▸ WHAT IS NEEDED
Read the listing below and copy out every line that holds "with".

▸ SUPPLIED INFORMATION
"""

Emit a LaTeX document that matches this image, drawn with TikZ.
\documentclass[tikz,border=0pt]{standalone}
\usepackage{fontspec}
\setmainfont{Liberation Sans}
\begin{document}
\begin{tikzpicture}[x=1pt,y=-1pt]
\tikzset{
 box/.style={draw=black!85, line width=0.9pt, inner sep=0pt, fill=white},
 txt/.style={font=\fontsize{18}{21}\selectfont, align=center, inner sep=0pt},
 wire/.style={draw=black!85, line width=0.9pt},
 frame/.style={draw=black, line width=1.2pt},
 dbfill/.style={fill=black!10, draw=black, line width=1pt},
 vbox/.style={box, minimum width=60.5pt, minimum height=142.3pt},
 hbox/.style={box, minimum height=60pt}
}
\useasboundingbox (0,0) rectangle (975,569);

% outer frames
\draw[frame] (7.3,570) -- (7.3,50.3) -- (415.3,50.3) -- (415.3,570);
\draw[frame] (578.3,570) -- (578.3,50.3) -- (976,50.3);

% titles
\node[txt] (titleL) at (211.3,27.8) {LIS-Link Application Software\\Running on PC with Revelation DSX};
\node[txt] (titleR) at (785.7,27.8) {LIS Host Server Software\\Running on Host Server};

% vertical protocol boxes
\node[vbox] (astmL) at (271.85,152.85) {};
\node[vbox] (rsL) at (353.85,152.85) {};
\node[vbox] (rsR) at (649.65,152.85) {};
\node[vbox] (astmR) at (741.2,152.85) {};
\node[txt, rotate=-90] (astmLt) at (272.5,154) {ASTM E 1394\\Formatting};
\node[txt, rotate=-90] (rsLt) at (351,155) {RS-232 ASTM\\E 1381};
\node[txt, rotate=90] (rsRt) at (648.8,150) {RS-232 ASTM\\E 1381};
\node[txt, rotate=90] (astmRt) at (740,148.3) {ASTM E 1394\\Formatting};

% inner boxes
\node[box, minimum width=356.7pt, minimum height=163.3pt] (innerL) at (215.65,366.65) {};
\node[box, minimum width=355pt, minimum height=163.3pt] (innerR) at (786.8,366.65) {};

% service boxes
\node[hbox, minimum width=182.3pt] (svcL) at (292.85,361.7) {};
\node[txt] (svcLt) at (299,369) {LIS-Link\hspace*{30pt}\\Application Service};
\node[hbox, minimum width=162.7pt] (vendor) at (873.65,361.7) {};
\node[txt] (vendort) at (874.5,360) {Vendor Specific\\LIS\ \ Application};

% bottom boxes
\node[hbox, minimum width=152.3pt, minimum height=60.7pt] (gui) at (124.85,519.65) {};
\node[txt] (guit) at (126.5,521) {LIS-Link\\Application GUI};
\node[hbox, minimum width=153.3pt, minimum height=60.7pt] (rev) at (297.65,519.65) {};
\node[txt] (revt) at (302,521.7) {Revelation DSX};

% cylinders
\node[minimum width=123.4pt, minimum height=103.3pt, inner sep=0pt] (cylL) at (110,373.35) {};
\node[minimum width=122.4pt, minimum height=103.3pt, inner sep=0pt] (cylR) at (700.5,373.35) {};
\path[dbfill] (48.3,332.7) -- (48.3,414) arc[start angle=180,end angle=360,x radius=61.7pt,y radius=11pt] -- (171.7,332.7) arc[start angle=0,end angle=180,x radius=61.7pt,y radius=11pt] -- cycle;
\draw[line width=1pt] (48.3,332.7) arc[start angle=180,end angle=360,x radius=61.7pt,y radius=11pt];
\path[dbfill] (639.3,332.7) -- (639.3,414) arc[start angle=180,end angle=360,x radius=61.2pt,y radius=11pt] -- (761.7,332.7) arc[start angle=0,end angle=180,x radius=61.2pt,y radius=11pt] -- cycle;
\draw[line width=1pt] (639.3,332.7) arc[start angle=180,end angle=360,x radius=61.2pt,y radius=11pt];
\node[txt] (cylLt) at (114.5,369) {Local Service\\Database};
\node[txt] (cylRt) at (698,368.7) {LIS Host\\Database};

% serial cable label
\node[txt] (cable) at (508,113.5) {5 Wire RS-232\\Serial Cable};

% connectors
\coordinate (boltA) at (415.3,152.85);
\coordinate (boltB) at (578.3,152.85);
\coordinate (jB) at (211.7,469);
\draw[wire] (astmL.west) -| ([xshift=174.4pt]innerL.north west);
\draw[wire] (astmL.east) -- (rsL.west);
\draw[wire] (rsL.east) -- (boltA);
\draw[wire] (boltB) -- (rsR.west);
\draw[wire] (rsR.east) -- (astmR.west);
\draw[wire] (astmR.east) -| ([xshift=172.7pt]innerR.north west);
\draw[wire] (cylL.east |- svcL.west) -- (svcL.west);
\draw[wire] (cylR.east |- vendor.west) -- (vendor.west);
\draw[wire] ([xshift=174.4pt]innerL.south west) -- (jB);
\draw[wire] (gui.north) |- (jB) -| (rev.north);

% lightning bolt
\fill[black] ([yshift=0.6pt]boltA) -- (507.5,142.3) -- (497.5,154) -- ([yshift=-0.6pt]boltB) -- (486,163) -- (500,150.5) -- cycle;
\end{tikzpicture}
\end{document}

"""

▸ FULL OUTPUT
Emit a LaTeX document that matches this image, drawn with TikZ.
\node[txt] (titleL) at (211.3,27.8) {LIS-Link Application Software\\Running on PC with Revelation DSX};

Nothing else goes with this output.